The main issue in terms of intersectionality is that while the game is fully considerate of colour-blindness that’s not going to be true if a compounding visual impairment is to be considered. Many of the icons, when viewed through a colour blind palette, lack differentiation when also considered in relation to limited visual acuity.
The issues regarding board busyness that we discussed in the section on physical accessibility are going to compound heavily if paired with a visual impairment. Of course we don’t actually recommend it in either of those categories so you could have guessed that already.
The game reasonably easily supports dropping in and out, although if dropping below two players the experience is going to be perfunctory for the one remaining. Nobody is heavily impacting on anyone else during their turn except through the medium of the map. When settlements are placed they are only moved when certain actions are performed and only by their owner. As such, if someone must excuse themselves as a result of discomfort, everyone else can keep on playing until the end. At a playtime of forty-five minutes though that shouldn’t be necessary in most situations.
The game is competitive, but it is not intensely so – however, given the wide expanse of the board and the complex range of possible choices it’s easy for someone to miss out on key information through its inaccessibility. The competitive element means that there is a disincentive for players intent on winning to go out of their way to point out mistakes or missed opportunities. Just aim to play with a good group where that’s not likely to be an issue.
Otherwise, since there are no hidden hands, complex conditional cards or dice rolls the usual intersectional issues we discuss here tend not to raise their head in a game of Kingdom Builder.
Kingdom Builder isn’t the most accessible game we’ve looked at, but it’s also pretty far from the worst. It’s a mix of the very good (colour blindness support, and a lack of emotional trigger issues) and the quite bad (visual accessibility, and verbalisation support).
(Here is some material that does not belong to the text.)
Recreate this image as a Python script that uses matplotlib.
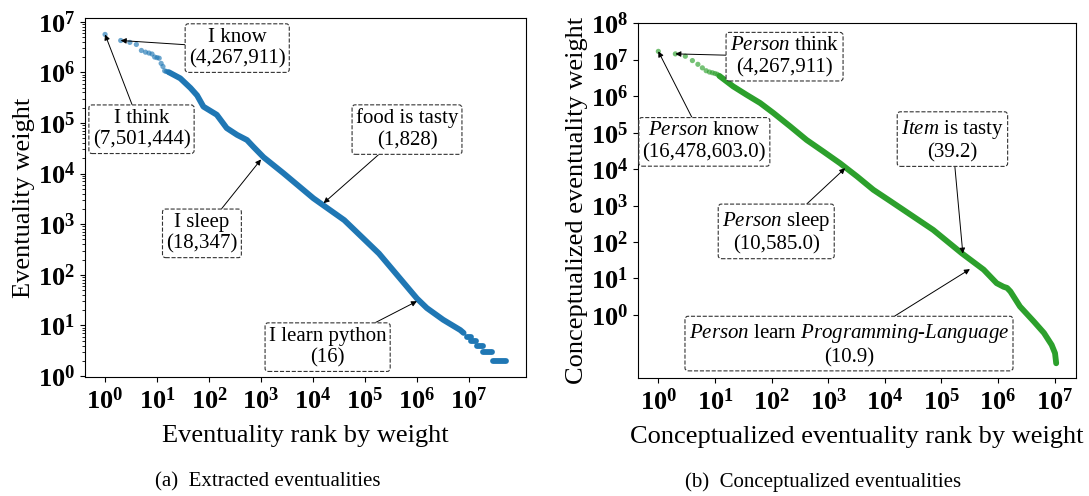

As we discussed in our Isle of Skye teardown, we believe that the standard of accessibility to which we should hold prominent titles, such as those that have won the Spiel des Jahres, should be higher than other games. These are titles that appear in German supermarkets, with the implication that they are games everyone can enjoy. They’re the titles that are most prominent when new board gamers start investigating the hobby. They’re our cardboard ambassadors.
We gave Kingdom Builder 3.5 stars in our review, and that wasn’t out of a lack of cleverness or fun, but more out of a lack of anything very exciting that emerged from play. However, it’s certainly a worthwhile experience on which you won’t resent spending your time. If you like the sound of it, and you think it’s compatible with your accessibility needs, you can certainly do worse than giving it a go.
A Disclaimer About Teardowns
Meeple Like Us is engaged in mapping out the accessibility landscape of tabletop games. Teardowns like this are data points. Games are not necessarily bad if they are scored poorly in any given section. They are not necessarily good if they score highly. The rating of a game in terms of its accessibility is not an indication as to its quality as a recreational product. These teardowns though however allow those with physical, cognitive and visual accessibility impairments to make an informed decision as to their ability to play.
Not all sections of this document will be relevant to every person. We consider matters of diversity, representation and inclusion to be important accessibility issues. If this offends you, then this will not be the blog for you. We will not debate with anyone whether these issues are worthy of discussion. You can check out our common response to common objections.
Teardowns are provided under a CC-BY 4.0 license. However, recommendation grades in teardowns are usually subjective and based primarily on heuristic analysis rather than embodied experience. No guarantee is made as to their correctness. Bear that in mind if adopting them.